Tuesday, March 24, 2020

KALISPELL (AP) — More than 75 years ago, the 10th Mountain Division was deployed to Europe to help liberate Italy in the final months of World War II. But its influence on history continued long after the war ended. Hundreds of soldiers from the Tenth went on to play major roles in the world of sports, conservation and recreation. One became the first executive director of the Sierra Club. Another had a hand in creating one of the world’s largest footwear companies, Nike.

Still others helped build ski resorts from Vermont to Montana, including the Flathead Valley’s own Whitefish Mountain Resort.

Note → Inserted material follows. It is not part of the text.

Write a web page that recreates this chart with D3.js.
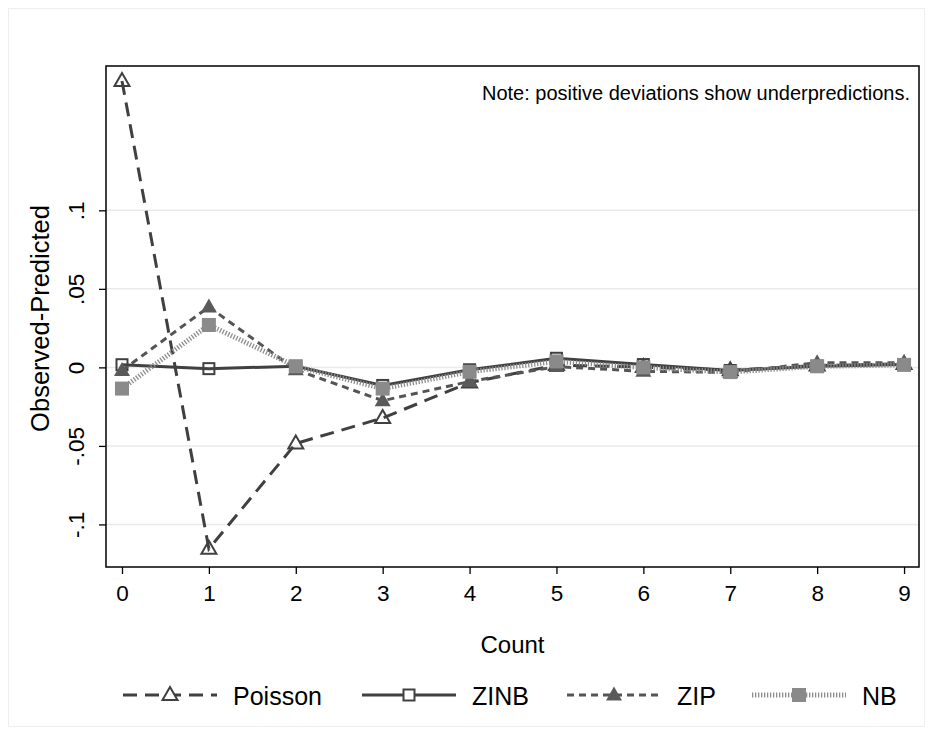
<!DOCTYPE html>
<html><head><meta charset="utf-8">
<script src="https://cdn.jsdelivr.net/npm/d3@7"></script>
<style>body{margin:0;background:#fff}svg text{font-family:"Liberation Sans",Arial,Helvetica,sans-serif}</style>
</head><body><svg id="c" width="933" height="733"></svg>
<script>
const counts = [0,1,2,3,4,5,6,7,8,9];
const poisson = [0.1824,-0.1155,-0.0485,-0.0322,-0.0097,0.0015,0.0002,-0.0018,0.0012,0.0022];
const zinb    = [0.0017,-0.0008,0.0007,-0.0115,-0.0015,0.0058,0.0018,-0.0020,0.0008,0.0018];
const zip     = [-0.0020,0.0385,-0.0015,-0.0212,-0.0090,0.0005,-0.0025,-0.0032,0.0030,0.0030];
const nb      = [-0.0135,0.0270,0.0007,-0.0135,-0.0028,0.0038,0.0000,-0.0030,0.0007,0.0016];
const yTicks = [-0.1,-0.05,0,0.05,0.1];
const yTickLabels = ["-.1","-.05","0",".05",".1"];
const seriesNames = ["Poisson","ZINB","ZIP","NB"];

const svg = d3.select("#c");
const L=106, R=919, T=66, B=567;
const x = d3.scaleLinear().domain([-0.184,9.172]).range([L,R]);
const y = d3.scaleLinear().domain([-0.1271,0.1919]).range([B,T]);

svg.append("rect").attr("x",8.5).attr("y",8.5).attr("width",916).attr("height",718)
  .attr("fill","none").attr("stroke","#eeeeee");

svg.append("g").selectAll("line").data(yTicks).join("line")
  .attr("x1",L).attr("x2",R).attr("y1",d=>y(d)).attr("y2",d=>y(d))
  .attr("stroke","#eaeaea").attr("stroke-width",1.5);

const yAx = svg.append("g").attr("transform",`translate(${L},0)`)
  .call(d3.axisLeft(y).tickValues(yTicks).tickSize(7).tickFormat((d,i)=>yTickLabels[i]));
yAx.select(".domain").remove();
yAx.selectAll("line").attr("stroke","#000").attr("stroke-width",1.3);
yAx.selectAll("text").attr("font-size",22.5).attr("fill","#000")
  .attr("x",0).attr("y",0).attr("dy","0")
  .attr("transform","translate(-22,0) rotate(-90)")
  .attr("text-anchor","middle");

const xAx = svg.append("g").attr("transform",`translate(0,${B})`)
  .call(d3.axisBottom(x).tickValues(counts).tickSize(7).tickFormat(d3.format("d")));
xAx.select(".domain").remove();
xAx.selectAll("line").attr("stroke","#000").attr("stroke-width",1.3);
xAx.selectAll("text").attr("font-size",22.5).attr("fill","#000").attr("y",18).attr("dy","0.71em");

svg.append("rect").attr("x",L).attr("y",T).attr("width",R-L).attr("height",B-T)
  .attr("fill","none").attr("stroke","#000").attr("stroke-width",1.5);

svg.append("text").attr("x",(L+R)/2).attr("y",653).attr("text-anchor","middle")
  .attr("font-size",24).text("Count");
svg.append("text").attr("transform",`translate(49,${(T+B)/2 + 2}) rotate(-90)`).attr("text-anchor","middle")
  .attr("font-size",25.5).text("Observed-Predicted");
svg.append("text").attr("x",910).attr("y",100).attr("text-anchor","end")
  .attr("font-size",20).text("Note: positive deviations show underpredictions.");

const styles = [
  {data:poisson, color:"#404040", w:3, dash:"14,8", marker:"tri", fill:"none", mstroke:"#404040"},
  {data:zinb, color:"#404040", w:3, dash:null, marker:"sq", fill:"none", mstroke:"#404040"},
  {data:zip, color:"#555555", w:3, dash:"7,5", marker:"tri", fill:"#5a5a5a", mstroke:"none"},
  {data:nb, color:"#8c8c8c", w:5, dash:"1.3,1.7", marker:"sq", fill:"#8a8a8a", mstroke:"none"}
];
const line = d3.line().x((d,i)=>x(counts[i])).y(d=>y(d));

function drawMarker(g, s, cx, cy, bg){
  if(s.marker==="tri"){
    if(s.fill==="none"){
      g.append("path").attr("d",`M${cx},${cy-8}L${cx+7.5},${cy+5}L${cx-7.5},${cy+5}Z`)
        .attr("fill",bg).attr("stroke",s.mstroke).attr("stroke-width",2);
    } else {
      g.append("path").attr("d",`M${cx},${cy-8.5}L${cx+8},${cy+5.5}L${cx-8},${cy+5.5}Z`)
        .attr("fill",s.fill);
    }
  } else {
    if(s.fill==="none"){
      g.append("rect").attr("x",cx-5.5).attr("y",cy-5.5).attr("width",11).attr("height",11)
        .attr("fill",bg).attr("stroke",s.mstroke).attr("stroke-width",2);
    } else {
      g.append("rect").attr("x",cx-7).attr("y",cy-7).attr("width",14).attr("height",14).attr("fill",s.fill);
    }
  }
}

styles.forEach(s=>{
  const g = svg.append("g");
  g.append("path").attr("d",line(s.data)).attr("fill","none").attr("stroke",s.color)
    .attr("stroke-width",s.w).attr("stroke-dasharray",s.dash);
  s.data.forEach((v,i)=>drawMarker(g, s, x(counts[i]), y(v), "none"));
});

const legX = [123,362,567,752];
const legY = 695;
styles.forEach((s,i)=>{
  const g = svg.append("g");
  g.append("line").attr("x1",legX[i]).attr("x2",legX[i]+94).attr("y1",legY).attr("y2",legY)
    .attr("stroke",s.color).attr("stroke-width",s.w).attr("stroke-dasharray",s.dash);
  drawMarker(g, s, legX[i]+47, legY, "#fff");
  g.append("text").attr("x",legX[i]+110).attr("y",legY+10).attr("font-size",25).text(seriesNames[i]);
});
</script></body></html>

To honor the legacy, the Whitefish Ski Heritage Center Museum was recently awarded a grant to help fund a new multi-media exhibit honoring the 10th Mountain Division from World War II and celebrate its impact on skiing history in the United States and in the Flathead Valley. The exhibit will commemorate the legacy of the 10th Mountain Division, the Montanans who served, their heroism in World War II, and the post-war impact of its veterans in building and reshaping the entire ski and outdoor industry in America.

“This is really exciting news for the Ski Heritage Center,” Tim Hinderman, the Ski Heritage Center Museum’s director, told the Flathead Beacon. “Veterans of the 10th Mountain Division played an important role in shaping the history of skiing on Big Mountain and throughout the country. We have envisioned this exhibit as a cornerstone of our Center from day one.”

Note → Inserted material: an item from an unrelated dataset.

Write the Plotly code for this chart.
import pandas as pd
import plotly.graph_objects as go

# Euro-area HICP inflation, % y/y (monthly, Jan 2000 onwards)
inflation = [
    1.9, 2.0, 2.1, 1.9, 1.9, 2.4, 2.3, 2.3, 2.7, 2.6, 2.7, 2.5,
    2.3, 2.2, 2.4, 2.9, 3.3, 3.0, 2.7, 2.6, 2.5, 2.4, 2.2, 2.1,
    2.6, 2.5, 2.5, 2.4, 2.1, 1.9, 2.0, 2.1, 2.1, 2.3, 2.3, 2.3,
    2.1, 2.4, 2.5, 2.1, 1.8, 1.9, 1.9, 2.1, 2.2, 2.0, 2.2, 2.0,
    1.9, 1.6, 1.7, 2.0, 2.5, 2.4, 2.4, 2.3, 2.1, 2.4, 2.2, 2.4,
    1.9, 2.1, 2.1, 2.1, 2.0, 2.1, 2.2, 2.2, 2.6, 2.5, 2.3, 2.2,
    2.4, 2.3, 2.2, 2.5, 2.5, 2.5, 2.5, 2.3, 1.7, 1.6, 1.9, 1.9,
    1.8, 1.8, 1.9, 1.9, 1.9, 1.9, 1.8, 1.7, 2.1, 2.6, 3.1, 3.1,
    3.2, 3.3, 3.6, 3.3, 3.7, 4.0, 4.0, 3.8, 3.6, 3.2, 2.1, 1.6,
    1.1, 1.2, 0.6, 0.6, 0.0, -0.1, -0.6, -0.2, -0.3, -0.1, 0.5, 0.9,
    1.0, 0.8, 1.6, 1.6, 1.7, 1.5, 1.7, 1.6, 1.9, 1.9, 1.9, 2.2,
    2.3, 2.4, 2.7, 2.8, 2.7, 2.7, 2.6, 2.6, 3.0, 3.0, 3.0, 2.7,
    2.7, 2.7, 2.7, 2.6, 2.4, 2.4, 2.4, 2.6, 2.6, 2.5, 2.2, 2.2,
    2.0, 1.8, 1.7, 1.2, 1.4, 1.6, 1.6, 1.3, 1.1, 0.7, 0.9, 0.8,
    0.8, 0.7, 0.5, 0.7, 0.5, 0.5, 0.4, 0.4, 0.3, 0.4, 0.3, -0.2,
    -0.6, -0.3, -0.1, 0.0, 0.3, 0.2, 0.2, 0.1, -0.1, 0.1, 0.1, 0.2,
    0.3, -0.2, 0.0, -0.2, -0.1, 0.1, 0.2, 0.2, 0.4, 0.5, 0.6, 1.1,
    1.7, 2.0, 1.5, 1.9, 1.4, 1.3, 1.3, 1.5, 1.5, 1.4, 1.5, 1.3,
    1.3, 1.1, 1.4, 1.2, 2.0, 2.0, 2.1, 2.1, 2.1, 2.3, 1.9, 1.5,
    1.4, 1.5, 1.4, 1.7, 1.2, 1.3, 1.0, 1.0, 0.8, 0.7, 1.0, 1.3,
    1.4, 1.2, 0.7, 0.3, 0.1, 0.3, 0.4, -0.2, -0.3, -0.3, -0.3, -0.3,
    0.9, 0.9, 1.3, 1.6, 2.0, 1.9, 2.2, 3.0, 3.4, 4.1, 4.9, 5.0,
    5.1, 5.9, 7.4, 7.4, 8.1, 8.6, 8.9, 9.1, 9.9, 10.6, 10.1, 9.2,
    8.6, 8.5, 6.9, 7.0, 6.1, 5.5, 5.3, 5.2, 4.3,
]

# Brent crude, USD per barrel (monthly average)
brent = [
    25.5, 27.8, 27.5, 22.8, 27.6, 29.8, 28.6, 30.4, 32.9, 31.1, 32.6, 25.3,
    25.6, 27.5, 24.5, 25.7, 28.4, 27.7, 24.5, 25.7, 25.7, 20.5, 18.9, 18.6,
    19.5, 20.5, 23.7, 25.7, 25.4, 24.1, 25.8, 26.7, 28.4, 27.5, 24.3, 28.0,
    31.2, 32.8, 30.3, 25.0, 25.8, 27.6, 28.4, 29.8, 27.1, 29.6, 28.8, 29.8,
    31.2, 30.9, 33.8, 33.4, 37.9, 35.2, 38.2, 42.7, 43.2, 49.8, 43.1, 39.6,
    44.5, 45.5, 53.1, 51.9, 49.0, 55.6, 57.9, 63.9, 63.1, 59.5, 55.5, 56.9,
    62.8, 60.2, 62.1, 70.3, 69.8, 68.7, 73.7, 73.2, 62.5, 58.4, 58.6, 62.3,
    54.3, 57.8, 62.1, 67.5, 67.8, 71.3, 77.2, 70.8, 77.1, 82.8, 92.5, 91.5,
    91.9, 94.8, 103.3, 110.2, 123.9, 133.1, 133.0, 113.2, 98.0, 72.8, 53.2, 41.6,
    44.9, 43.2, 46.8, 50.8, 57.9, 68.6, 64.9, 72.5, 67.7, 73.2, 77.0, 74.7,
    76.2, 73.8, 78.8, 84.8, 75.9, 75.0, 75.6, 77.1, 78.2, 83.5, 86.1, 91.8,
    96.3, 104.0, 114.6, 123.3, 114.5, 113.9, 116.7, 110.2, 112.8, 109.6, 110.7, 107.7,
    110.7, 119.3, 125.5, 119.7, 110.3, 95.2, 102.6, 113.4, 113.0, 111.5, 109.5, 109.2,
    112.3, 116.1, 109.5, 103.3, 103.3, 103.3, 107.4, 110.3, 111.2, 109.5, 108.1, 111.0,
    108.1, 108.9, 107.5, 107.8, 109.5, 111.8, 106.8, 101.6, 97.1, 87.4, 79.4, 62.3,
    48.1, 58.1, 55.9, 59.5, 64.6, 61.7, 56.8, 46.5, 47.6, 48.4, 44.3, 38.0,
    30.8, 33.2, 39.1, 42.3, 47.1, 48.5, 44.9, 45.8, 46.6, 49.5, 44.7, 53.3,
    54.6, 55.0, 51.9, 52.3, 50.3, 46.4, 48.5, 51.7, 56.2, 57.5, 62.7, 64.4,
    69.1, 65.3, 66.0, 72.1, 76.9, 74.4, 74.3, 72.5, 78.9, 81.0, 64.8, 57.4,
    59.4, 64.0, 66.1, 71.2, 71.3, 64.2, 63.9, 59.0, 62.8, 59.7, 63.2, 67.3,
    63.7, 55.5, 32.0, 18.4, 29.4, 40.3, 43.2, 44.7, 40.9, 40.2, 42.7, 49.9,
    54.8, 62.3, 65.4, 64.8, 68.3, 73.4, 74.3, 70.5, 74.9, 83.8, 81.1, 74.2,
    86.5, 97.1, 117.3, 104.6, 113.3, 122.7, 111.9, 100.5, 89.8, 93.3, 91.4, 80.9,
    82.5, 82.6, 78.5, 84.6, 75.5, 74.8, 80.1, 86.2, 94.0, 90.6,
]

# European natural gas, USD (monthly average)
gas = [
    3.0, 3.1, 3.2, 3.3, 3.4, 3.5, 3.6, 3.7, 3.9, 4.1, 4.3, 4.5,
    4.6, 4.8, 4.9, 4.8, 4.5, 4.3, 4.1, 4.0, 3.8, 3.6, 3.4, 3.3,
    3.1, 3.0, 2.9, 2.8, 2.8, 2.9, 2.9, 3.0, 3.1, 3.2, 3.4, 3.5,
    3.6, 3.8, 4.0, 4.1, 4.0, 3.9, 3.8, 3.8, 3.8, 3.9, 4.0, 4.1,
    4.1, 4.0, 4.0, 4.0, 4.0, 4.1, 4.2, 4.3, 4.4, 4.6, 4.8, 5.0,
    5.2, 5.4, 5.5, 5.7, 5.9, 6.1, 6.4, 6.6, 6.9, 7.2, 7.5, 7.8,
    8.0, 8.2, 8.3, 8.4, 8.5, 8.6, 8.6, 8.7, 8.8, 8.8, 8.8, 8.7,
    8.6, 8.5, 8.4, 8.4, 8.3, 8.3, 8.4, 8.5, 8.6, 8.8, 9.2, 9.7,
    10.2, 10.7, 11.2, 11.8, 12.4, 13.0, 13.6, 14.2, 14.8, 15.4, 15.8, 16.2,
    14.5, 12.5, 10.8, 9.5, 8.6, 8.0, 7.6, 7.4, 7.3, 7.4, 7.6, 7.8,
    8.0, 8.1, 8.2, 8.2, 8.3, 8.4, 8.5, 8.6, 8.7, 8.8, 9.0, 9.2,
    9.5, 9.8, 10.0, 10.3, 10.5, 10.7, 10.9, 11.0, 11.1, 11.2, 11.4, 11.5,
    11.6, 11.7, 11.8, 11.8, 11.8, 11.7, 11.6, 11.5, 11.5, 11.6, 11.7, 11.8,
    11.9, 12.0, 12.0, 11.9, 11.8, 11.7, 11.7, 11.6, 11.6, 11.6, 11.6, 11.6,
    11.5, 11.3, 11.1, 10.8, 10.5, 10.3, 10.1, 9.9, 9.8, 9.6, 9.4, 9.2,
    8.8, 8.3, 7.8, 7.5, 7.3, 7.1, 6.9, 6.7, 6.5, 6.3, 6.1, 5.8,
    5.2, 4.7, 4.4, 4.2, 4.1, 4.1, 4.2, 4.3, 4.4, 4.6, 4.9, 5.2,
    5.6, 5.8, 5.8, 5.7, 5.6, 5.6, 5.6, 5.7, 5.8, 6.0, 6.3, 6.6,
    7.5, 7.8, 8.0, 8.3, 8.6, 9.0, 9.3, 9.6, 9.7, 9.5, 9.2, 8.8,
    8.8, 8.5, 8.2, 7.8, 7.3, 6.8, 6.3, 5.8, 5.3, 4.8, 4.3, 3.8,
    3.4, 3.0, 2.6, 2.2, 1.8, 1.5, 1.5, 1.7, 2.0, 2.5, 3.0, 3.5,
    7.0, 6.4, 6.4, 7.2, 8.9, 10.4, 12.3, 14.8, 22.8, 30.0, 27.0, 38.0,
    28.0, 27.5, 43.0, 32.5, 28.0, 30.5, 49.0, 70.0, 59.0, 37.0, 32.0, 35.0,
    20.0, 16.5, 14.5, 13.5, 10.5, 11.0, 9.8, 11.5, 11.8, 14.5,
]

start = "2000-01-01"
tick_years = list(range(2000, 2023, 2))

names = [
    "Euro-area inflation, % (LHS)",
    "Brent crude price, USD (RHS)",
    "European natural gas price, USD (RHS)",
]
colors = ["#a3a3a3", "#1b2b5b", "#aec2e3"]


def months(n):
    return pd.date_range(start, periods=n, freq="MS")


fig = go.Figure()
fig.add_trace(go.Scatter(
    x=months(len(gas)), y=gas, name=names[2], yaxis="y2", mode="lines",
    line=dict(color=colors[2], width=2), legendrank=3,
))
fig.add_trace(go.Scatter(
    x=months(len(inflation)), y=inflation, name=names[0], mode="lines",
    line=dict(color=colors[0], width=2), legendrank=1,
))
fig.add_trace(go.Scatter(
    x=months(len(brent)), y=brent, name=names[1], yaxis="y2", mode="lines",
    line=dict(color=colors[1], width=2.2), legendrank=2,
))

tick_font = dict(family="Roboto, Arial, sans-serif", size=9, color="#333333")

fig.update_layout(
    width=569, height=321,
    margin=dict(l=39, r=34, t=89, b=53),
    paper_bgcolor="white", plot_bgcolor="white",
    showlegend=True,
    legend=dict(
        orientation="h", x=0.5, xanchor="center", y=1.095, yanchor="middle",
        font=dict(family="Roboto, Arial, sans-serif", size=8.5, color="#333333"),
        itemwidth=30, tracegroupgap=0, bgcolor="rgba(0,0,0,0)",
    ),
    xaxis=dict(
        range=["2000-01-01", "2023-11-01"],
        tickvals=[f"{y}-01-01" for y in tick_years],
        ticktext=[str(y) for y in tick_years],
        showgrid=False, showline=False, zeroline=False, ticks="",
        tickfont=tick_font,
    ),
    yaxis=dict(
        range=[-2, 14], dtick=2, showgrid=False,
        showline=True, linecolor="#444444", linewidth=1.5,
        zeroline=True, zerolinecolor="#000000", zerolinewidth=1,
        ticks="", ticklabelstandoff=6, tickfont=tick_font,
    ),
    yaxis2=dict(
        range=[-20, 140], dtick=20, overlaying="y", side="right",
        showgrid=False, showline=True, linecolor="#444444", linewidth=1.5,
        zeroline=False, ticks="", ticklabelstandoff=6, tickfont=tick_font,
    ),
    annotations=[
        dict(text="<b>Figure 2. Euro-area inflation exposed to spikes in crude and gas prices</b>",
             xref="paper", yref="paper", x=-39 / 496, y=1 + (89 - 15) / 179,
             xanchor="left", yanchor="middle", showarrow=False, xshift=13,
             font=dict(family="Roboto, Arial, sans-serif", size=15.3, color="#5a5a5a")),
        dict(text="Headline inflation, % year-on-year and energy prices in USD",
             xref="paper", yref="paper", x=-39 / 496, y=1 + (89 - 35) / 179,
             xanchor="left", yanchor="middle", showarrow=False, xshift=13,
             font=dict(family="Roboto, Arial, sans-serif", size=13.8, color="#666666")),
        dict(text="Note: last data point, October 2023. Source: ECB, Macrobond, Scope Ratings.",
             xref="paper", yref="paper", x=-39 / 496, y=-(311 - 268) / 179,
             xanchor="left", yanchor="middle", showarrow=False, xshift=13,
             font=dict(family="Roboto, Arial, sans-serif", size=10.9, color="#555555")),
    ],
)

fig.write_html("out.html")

The original 10th Mountain Division was formed in November 1941. It was the only U.S. military unit since the Civil War to be recruited by a civilian entity, the National Ski Patrol. Many of its soldiers were skiers, as well as forest rangers, lumberjacks, outfitters and guides — anyone self-sufficient in the outdoors in all seasons was recruited. The division was re-designated the 10th Mountain Division in 1944 and fought in some of the roughest terrain in World War II, including a series of daring assaults against the German army in the northern Apennine Mountains of Italy.

After the war, 10th Mountain Division veterans returning home wasted no time reshaping America’s ski industry and the outdoor recreational industry in general. They published ski magazines, opened ski schools, and established ski areas, including Vail, Aspen, Sugarbush, Whiteface Mountain and others. At least 62 ski resorts have been founded, managed, or employed head ski instructors that were 10th Mountain Division veterans.